Capacity planning and overcommit policy DATAVERKET 030

Proposed Infrastructure Policy Capacity Scheduling Overcommit Placement

Defines how Dataverket models capacity, placement pressure, and overcommit boundaries across resource classes and sites.

Author
Lars Solem
Updated

Status

Proposed on 2026-03-14 by Lars Solem.

Context

Dataverket already models quotas, placement, and multi-datacenter resources, but that is not enough to make safe scheduling decisions.

The platform still needs a clear policy for:

  • placement under capacity pressure
  • spread versus bin-packing behavior
  • whether CPU, memory, and storage may be overcommitted
  • how scarcity is surfaced to operators and users

Decision

Dataverket treats capacity planning and overcommit as explicit policy inputs to scheduling and allocation.

The platform must define:

  • resource accounting rules
  • placement defaults
  • overcommit boundaries by resource type
  • operator visibility into scarcity and risk

Resource classes

The platform should treat at least these resources separately:

  • CPU
  • memory
  • storage capacity
  • network capacity where it materially affects placement

The same overcommit policy should not be assumed for all of them.

Placement posture

The platform should support both:

  • spread-oriented placement For resilience, anti-affinity, or fault-domain awareness.

  • packing-oriented placement For efficient infrastructure use where risk is acceptable.

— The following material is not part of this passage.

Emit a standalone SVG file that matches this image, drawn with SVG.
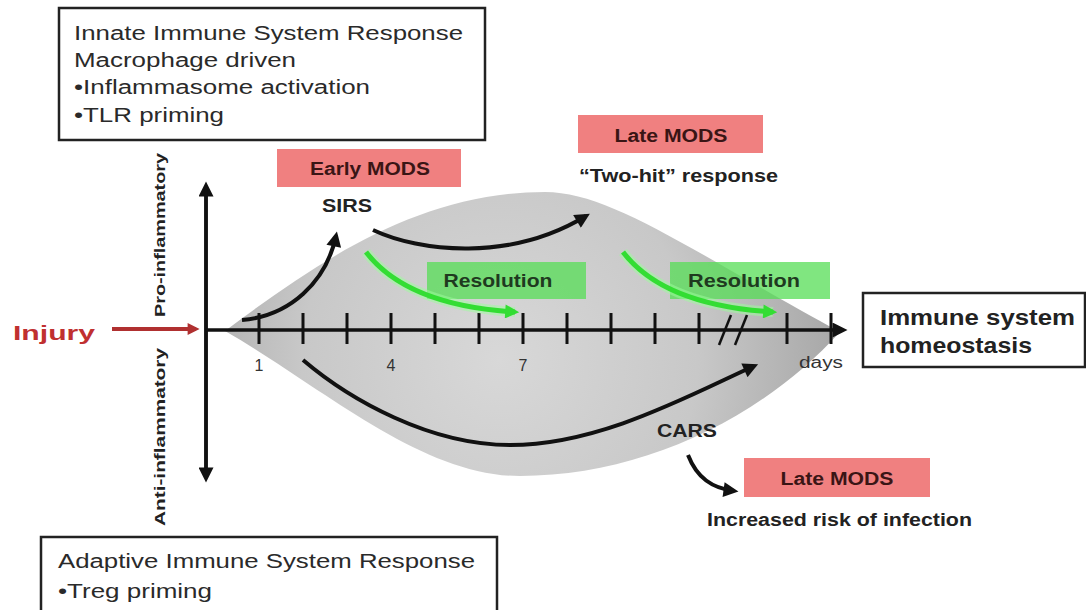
<svg xmlns="http://www.w3.org/2000/svg" width="1086" height="610" viewBox="0 0 1086 610">
<style>
text{font-family:"Liberation Sans",Arial,sans-serif;}
.box{fill:#fff;stroke:#222;stroke-width:2.5;}
.t{font-size:20px;fill:#2a2a2a;}
.b{font-weight:bold;}
.mods{fill:#f08080;}
.modst{font-size:18px;font-weight:bold;fill:#3a1515;text-anchor:middle;}
.res{fill:#55dd55;fill-opacity:0.75;}
.rest{font-size:18px;font-weight:bold;fill:#1f3a1f;text-anchor:middle;}
.blk{fill:none;stroke:#111;stroke-width:4;}
.grn{fill:none;stroke:#33dd33;stroke-width:5;}
.glow{fill:none;stroke:#99ff99;stroke-width:10;stroke-opacity:0.5;}
.tick{stroke:#111;stroke-width:3;}
.num{font-size:16px;fill:#333;text-anchor:middle;}
</style>
<defs>
<marker id="ah" viewBox="0 0 10 10" refX="7" refY="5" markerWidth="16" markerHeight="15" markerUnits="userSpaceOnUse" orient="auto"><path d="M0,0 L10,5 L0,10 z" fill="#111"/></marker>
<marker id="ahg" viewBox="0 0 10 10" refX="7" refY="5" markerWidth="16" markerHeight="14" markerUnits="userSpaceOnUse" orient="auto"><path d="M0,0 L10,5 L0,10 z" fill="#33dd33"/></marker>
<marker id="ahr" viewBox="0 0 10 10" refX="7" refY="5" markerWidth="14" markerHeight="12" markerUnits="userSpaceOnUse" orient="auto"><path d="M0,0 L10,5 L0,10 z" fill="#b03030"/></marker>
<radialGradient id="lensg" cx="500" cy="360" r="330" gradientUnits="userSpaceOnUse">
<stop offset="0" stop-color="#d8d8d8"/>
<stop offset="0.6" stop-color="#c8c8c8"/>
<stop offset="1" stop-color="#a9a9a9"/>
</radialGradient>
</defs>
<rect width="1086" height="610" fill="#fff"/>

<g id="lens">
<path d="M 225 331 C 320 260, 420 192, 545 192 C 610 192, 690 250, 840 332 C 760 420, 640 476, 520 476 C 420 476, 320 385, 225 331 Z" fill="url(#lensg)"/>
</g>

<g id="top-box">
<rect class="box" x="59" y="8" width="426" height="132"/>
<text class="t" x="74" y="40" textLength="389" lengthAdjust="spacingAndGlyphs">Innate Immune System Response</text>
<text class="t" x="74" y="67" textLength="222" lengthAdjust="spacingAndGlyphs">Macrophage driven</text>
<text class="t" x="74" y="94" textLength="296" lengthAdjust="spacingAndGlyphs">•Inflammasome activation</text>
<text class="t" x="74" y="122" textLength="150" lengthAdjust="spacingAndGlyphs">•TLR priming</text>
</g>

<g id="bottom-box">
<rect class="box" x="41" y="537" width="456" height="80"/>
<text class="t" x="58" y="568" textLength="417" lengthAdjust="spacingAndGlyphs">Adaptive Immune System Response</text>
<text class="t" x="58" y="598" textLength="154" lengthAdjust="spacingAndGlyphs">•Treg priming</text>
</g>

<g id="early-mods">
<rect class="mods" x="277" y="149" width="184" height="38"/>
<text class="modst" x="370" y="175" textLength="120" lengthAdjust="spacingAndGlyphs">Early MODS</text>
</g>

<g id="sirs">
<text class="b" x="347" y="212" font-size="18" fill="#222" text-anchor="middle" textLength="50" lengthAdjust="spacingAndGlyphs">SIRS</text>
</g>

<g id="late-mods-top">
<rect class="mods" x="578" y="115" width="185" height="38"/>
<text class="modst" x="671" y="142" textLength="113" lengthAdjust="spacingAndGlyphs">Late MODS</text>
</g>

<g id="two-hit">
<text class="b" x="579" y="182" font-size="18" fill="#222" textLength="199" lengthAdjust="spacingAndGlyphs">“Two-hit” response</text>
</g>

<g id="resolution-1">
<rect class="res" x="427" y="262" width="159" height="37"/>
<text class="rest" x="498" y="287" textLength="109" lengthAdjust="spacingAndGlyphs">Resolution</text>
</g>

<g id="resolution-2">
<rect class="res" x="670" y="262" width="160" height="37"/>
<text class="rest" x="744" y="287" textLength="112" lengthAdjust="spacingAndGlyphs">Resolution</text>
</g>

<g id="axes">
<line x1="206" y1="476" x2="206" y2="186" class="blk" style="stroke-width:3.5" marker-end="url(#ah)"/>
<line x1="206" y1="186" x2="206" y2="478" class="blk" style="stroke-width:3.5" marker-end="url(#ah)"/>
<line x1="206" y1="330" x2="843" y2="330" class="blk" style="stroke-width:3.5" marker-end="url(#ah)"/>
<g id="ticks">
<line class="tick" x1="259" y1="313" x2="259" y2="344"/>
<line class="tick" x1="303" y1="313" x2="303" y2="344"/>
<line class="tick" x1="347" y1="313" x2="347" y2="344"/>
<line class="tick" x1="391" y1="313" x2="391" y2="344"/>
<line class="tick" x1="435" y1="313" x2="435" y2="344"/>
<line class="tick" x1="479" y1="313" x2="479" y2="344"/>
<line class="tick" x1="523" y1="313" x2="523" y2="344"/>
<line class="tick" x1="567" y1="313" x2="567" y2="344"/>
<line class="tick" x1="611" y1="313" x2="611" y2="344"/>
<line class="tick" x1="655" y1="313" x2="655" y2="344"/>
<line class="tick" x1="699" y1="313" x2="699" y2="344"/>
<line class="tick" x1="787" y1="313" x2="787" y2="344"/>
<line class="tick" x1="831" y1="313" x2="831" y2="344"/>
<line class="tick" x1="719" y1="345" x2="731" y2="315" style="stroke-width:2.5"/>
<line class="tick" x1="735" y1="345" x2="747" y2="315" style="stroke-width:2.5"/>
</g>
<text class="num" x="259" y="371">1</text>
<text class="num" x="391" y="371">4</text>
<text class="num" x="523" y="371">7</text>
<text x="799" y="368" font-size="16" fill="#333" textLength="44" lengthAdjust="spacingAndGlyphs">days</text>
</g>

<g id="pro-label">
<text class="b" transform="translate(165 235) rotate(-90)" font-size="15" fill="#222" text-anchor="middle" textLength="164" lengthAdjust="spacingAndGlyphs">Pro-inflammatory</text>
</g>
<g id="anti-label">
<text class="b" transform="translate(165 437) rotate(-90)" font-size="15" fill="#222" text-anchor="middle" textLength="178" lengthAdjust="spacingAndGlyphs">Anti-inflammatory</text>
</g>

<g id="injury">
<text class="b" x="13" y="340" font-size="21" fill="#c03030" textLength="82" lengthAdjust="spacingAndGlyphs">Injury</text>
</g>

<g id="homeostasis">
<rect class="box" x="863" y="293" width="222" height="74"/>
<text class="b" x="880" y="325" font-size="22" fill="#222" textLength="195" lengthAdjust="spacingAndGlyphs">Immune system</text>
<text class="b" x="880" y="353" font-size="22" fill="#222" textLength="152" lengthAdjust="spacingAndGlyphs">homeostasis</text>
</g>

<g id="cars">
<text class="b" x="687" y="437" font-size="18" fill="#222" text-anchor="middle" textLength="60" lengthAdjust="spacingAndGlyphs">CARS</text>
</g>

<g id="late-mods-bottom">
<rect class="mods" x="744" y="458" width="186" height="39"/>
<text class="modst" x="837" y="485" textLength="113" lengthAdjust="spacingAndGlyphs">Late MODS</text>
</g>

<g id="infection">
<text class="b" x="707" y="526" font-size="18" fill="#222" textLength="265" lengthAdjust="spacingAndGlyphs">Increased risk of infection</text>
</g>

<g id="connectors">
<line x1="112" y1="329" x2="196" y2="329" stroke="#b03030" stroke-width="4" marker-end="url(#ahr)"/>
<path class="blk" d="M 242 320 C 290 316, 326 282, 336 236" marker-end="url(#ah)"/>
<path class="blk" d="M 373 230 C 420 252, 510 262, 586 216" marker-end="url(#ah)"/>
<path class="blk" d="M 303 360 C 350 400, 430 445, 510 445 C 600 445, 690 395, 754 366" marker-end="url(#ah)"/>
<path class="blk" d="M 688 455 C 697 478, 712 488, 734 491" marker-end="url(#ah)"/>
<path class="glow" d="M 366 252 C 395 290, 450 308, 515 312"/>
<path class="grn" d="M 366 252 C 395 290, 450 308, 515 312" marker-end="url(#ahg)"/>
<path class="glow" d="M 623 252 C 652 290, 707 308, 773 312"/>
<path class="grn" d="M 623 252 C 652 290, 707 308, 773 312" marker-end="url(#ahg)"/>
</g>
</svg>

The default should be explicit per product or workload class.

Overcommit model

The platform should define overcommit policy by resource type rather than as a single boolean.

Examples:

  • CPU may allow some degree of overcommit
  • memory should be treated more conservatively
  • storage overcommit should be tightly controlled and highly visible if allowed at all

These are policy questions, not hidden scheduler heuristics.

Scarcity behavior

When capacity becomes constrained, the platform must have explicit behavior for:

  • rejecting new allocations
  • preferring one site over another
  • honoring placement and residency constraints
  • surfacing operator-visible risk before outright failure

Scarcity must not show up only as surprising scheduler behavior.

Operator visibility

Operators should be able to see:

  • current capacity by site and pool
  • overcommit posture by resource class
  • which workloads are consuming scarce capacity
  • when placement policy and capacity policy are in tension

Explicit non-decisions for now

This ADR intentionally does not yet choose:

  • exact overcommit ratios
  • exact scheduling algorithm
  • exact forecasting method
  • exact reservation model for every product

Those require later implementation decisions.

Consequences

  • quotas no longer have to carry the whole burden of placement and safety
  • scheduling becomes policy-driven rather than accidental
  • capacity risk becomes an explicit operator concern

Decision Outcome

Proposed. This ADR records the current preferred direction and still needs acceptance before it becomes binding.

More Information

  • scheduler strategy
  • capacity reservation model
  • site saturation alerting thresholds

Audit

  • 2026-03-14: ADR proposed.